Now that move Jackson knows wasn’t on purpose but that didn’t make it hurt any less when it happened, which is why he fell to the floor while trying to recover.
“He threw the kick, he missed his target,” Jackson said. “I guess he missed his target. Because of the trajectory of his foot, his heel caught my balls and boom, he got me. That’s what happened. I go down immediately and people are saying ‘he was faking because he was talking.’ I don’t understand.
“I was in pain but I can still talk. That’s just me. I’m still in pain. Just because I’m in pain doesn’t mean I can’t talk.”
Jackson told Tognoni he was going to need the full five minutes given for a low blow to recover but then he started to think about the game plan he was attempting to execute in the opening round.
After researching his opponent, Jackson determined that Barry was going to be at his most dangerous during those first five minutes but then he expected the Irish fighter to start losing steam.
With his entire strategy centered around making Barry tired so he could then start picking him apart on the feet, Barry didn’t want to allow his opponent any more time to rest while he was attempting to recover from the shot to the groin, which was actually the second in the fight.
“When I come back, my body’s already been compromised from two [low blows],” Jackson said.
Following the eye gouge, Jackson says he was still feeling the after effects from the spinning back kick and that combined with his sight now being compromised as well was just more than he could take to safely continue in the fight.
“[The doctor is] asking me ‘what do you think?’ and I’m like, also, my balls are still burning from the spinning back kick so now I’m dealing with hurt balls and I’ve got one eye,” Jackson said. “I was debating when I was laying on the ground from the nut shot should I just give up now or go? I was like no, f*** that, we’re going to get this one back.
“After the eye gouge, I can’t see. I’m now fully compromised from my balls burning, you gouge my eye. I’m blinking and can’t see. There’s no way I’m going to continue this fight.”
Jackson was declared the winner by disqualification and it wasn’t until later that night back at his hotel when he finally heard what Barry had said about the stoppage.
What was initially going to be an amicable parting of ways after an unfortunate ending transformed into Jackson unleashing on Barry not only for his words after the fight but for the irresponsible actions inside the cage.
“Dean Barry is a dirty f****** cheater of a fighter. Period,” Jackson said. “Now you’re making excuses for your actions? I didn’t kick myself in the d*** twice. I didn’t gouge my eyes out with the Pai Mei eye snatching technique. It was Dean who did these things.
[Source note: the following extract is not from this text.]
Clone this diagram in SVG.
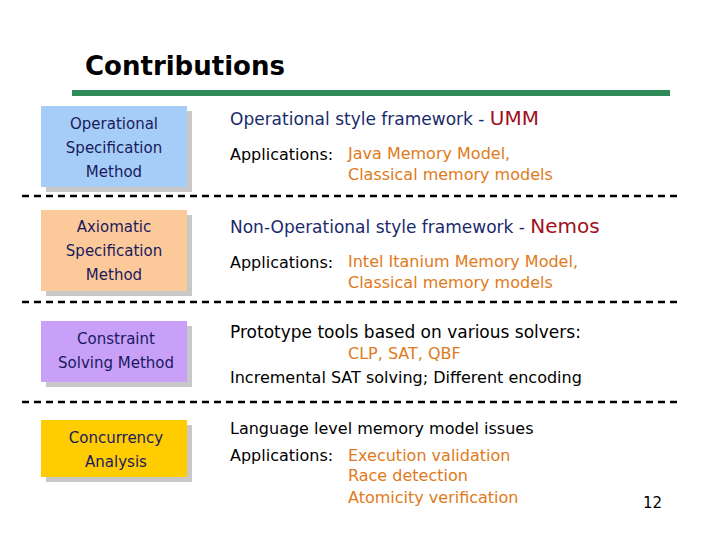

“He’s going to say to the people I’m the one who quit. That in itself is white fragility. Then he has to go through and delete his Twitter cause he’s a piece of s***. He’s a dirty cheating fighter.”
A few days removed from the fight, Jackson is back home and he says his eye was “scratched” but there was no serious damage done from the foul.
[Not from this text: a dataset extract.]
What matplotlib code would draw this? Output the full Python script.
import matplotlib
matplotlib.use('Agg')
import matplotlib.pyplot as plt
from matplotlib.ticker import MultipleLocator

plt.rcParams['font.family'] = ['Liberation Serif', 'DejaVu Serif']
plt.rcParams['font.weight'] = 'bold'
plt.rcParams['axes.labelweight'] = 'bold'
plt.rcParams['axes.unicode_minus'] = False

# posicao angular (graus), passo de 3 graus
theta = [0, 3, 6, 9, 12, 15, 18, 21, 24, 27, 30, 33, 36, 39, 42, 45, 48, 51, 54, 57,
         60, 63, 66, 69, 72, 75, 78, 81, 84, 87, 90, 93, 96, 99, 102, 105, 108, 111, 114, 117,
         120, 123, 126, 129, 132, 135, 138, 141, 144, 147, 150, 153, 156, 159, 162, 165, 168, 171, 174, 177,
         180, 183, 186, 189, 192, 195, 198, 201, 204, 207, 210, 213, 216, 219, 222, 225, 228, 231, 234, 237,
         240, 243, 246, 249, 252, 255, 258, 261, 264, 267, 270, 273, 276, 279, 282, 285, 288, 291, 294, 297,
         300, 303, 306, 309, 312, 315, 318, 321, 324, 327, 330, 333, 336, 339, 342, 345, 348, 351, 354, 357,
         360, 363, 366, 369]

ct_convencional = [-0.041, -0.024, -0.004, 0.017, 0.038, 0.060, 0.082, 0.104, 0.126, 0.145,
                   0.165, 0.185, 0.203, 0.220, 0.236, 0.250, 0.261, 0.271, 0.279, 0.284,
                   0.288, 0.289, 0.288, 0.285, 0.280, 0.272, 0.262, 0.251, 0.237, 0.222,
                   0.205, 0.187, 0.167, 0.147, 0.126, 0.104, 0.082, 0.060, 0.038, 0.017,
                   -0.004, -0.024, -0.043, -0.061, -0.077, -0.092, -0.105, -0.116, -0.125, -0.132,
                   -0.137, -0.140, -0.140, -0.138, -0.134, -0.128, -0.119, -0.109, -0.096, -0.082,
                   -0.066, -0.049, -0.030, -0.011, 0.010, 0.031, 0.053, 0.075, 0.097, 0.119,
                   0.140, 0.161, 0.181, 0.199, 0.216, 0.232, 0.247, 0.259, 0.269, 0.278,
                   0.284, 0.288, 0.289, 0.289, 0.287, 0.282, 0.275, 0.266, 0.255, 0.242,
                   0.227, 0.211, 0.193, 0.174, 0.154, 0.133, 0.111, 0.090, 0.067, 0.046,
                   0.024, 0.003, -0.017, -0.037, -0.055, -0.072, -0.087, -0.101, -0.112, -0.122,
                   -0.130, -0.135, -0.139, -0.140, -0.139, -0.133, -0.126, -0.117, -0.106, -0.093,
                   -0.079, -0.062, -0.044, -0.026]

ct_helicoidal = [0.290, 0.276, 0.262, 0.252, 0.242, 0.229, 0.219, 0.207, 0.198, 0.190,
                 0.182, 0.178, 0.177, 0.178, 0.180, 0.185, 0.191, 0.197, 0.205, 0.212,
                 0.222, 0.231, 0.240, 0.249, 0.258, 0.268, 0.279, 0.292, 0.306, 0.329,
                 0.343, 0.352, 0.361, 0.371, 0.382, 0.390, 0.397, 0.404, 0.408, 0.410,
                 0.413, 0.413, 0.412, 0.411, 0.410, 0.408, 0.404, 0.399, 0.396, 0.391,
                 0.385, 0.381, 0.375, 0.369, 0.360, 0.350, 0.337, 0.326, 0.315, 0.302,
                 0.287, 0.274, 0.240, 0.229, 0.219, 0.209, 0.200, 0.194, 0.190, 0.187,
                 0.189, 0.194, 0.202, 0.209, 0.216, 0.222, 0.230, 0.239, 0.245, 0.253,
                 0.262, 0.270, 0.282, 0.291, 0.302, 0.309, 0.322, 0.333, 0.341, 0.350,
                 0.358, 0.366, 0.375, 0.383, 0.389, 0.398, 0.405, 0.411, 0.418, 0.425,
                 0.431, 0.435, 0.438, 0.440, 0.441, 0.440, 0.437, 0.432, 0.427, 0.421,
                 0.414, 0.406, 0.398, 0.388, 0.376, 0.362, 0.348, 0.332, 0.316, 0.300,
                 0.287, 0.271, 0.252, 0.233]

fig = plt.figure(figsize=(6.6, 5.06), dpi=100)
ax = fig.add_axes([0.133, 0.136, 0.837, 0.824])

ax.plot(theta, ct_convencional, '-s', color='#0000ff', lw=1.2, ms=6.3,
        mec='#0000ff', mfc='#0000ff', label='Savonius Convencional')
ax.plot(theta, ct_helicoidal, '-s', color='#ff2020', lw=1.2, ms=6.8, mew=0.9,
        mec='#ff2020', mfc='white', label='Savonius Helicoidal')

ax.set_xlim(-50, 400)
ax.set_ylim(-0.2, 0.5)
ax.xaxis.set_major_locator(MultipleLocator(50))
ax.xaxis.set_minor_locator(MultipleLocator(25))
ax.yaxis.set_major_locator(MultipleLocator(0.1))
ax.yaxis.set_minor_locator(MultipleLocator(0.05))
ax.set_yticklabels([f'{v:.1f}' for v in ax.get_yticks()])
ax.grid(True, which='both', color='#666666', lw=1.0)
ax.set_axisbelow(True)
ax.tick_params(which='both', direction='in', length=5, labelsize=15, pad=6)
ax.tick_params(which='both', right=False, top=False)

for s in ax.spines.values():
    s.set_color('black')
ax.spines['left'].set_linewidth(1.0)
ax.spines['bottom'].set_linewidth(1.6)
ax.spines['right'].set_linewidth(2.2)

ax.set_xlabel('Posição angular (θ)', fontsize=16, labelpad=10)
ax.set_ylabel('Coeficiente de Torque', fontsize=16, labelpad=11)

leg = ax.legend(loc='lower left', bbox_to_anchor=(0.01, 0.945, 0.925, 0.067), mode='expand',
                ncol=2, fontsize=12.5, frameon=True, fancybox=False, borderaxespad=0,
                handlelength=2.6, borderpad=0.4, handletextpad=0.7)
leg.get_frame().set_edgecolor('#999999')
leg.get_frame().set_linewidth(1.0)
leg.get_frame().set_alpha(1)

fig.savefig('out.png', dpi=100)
After a nearly four-year long layoff between UFC appearances, Jackson isn’t sure what exactly the future holds for his fight career, although he admits he wasn’t exactly banging down the promotion’s door trying to land another bout after he dominated ex-WWE superstar CM Punk back in 2018.
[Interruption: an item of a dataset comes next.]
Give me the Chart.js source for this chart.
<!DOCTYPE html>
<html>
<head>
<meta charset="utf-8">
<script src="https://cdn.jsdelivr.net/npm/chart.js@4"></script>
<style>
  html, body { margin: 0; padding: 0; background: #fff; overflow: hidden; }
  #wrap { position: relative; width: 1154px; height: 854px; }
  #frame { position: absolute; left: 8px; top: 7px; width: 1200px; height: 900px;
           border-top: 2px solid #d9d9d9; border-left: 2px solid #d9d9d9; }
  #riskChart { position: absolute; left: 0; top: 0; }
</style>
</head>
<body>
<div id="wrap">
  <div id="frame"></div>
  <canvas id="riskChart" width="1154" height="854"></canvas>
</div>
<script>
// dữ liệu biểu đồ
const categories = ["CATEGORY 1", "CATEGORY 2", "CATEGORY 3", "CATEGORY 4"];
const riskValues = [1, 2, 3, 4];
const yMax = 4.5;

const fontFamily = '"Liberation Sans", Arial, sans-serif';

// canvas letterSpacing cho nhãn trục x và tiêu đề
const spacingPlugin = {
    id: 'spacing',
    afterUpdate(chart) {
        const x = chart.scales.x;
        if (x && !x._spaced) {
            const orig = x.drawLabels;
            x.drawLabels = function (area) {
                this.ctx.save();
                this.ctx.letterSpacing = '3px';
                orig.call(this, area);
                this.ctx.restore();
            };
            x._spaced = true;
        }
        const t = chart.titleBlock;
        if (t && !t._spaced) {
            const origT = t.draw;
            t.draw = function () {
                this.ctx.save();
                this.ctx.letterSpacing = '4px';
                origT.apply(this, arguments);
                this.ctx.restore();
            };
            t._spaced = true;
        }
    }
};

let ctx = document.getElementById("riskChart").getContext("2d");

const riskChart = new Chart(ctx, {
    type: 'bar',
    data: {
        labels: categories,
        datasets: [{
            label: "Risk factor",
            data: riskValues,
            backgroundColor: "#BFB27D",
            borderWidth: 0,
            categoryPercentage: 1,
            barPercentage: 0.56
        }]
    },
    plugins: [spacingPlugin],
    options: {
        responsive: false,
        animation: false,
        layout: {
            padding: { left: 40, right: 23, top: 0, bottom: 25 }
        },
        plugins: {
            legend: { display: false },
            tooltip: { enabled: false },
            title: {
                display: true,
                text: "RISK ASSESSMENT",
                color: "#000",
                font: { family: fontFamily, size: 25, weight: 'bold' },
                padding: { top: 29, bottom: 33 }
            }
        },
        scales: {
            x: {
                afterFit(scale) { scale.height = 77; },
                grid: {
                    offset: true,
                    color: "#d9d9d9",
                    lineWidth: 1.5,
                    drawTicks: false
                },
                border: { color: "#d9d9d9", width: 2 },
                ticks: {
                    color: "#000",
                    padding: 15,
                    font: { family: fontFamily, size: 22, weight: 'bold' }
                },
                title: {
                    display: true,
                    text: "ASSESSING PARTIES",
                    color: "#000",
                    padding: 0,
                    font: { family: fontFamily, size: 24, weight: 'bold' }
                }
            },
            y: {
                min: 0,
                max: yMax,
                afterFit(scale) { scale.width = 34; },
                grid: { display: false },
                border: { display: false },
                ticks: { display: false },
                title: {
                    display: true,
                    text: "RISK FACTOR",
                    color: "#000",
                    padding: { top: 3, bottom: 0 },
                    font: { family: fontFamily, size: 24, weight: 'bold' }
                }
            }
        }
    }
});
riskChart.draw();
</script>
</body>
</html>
Given what just happened at UFC Vegas 52, Jackson is motivated enough from the altercation with Barry to acknowledge that he would gladly accept a rematch if it was offered to him.
“In the unlikeliness that they said ‘let’s run it back,’ I can’t see them doing that, but in the unlikeliness that they say run it back, 100 percent I’m running it back,” Jackson said. “I still stand by my actions and my words going into the fight. He’s not a better fighter than me.
“If the right opportunity never presents itself, cool. I now have fought in three different decades. I’m 2-1 as a pro MMA fighter. 2-1 in the UFC. My other combat sports record 5-1 outside of MMA so I’m 7-2 as a combat sports pro. I’m cool with that.”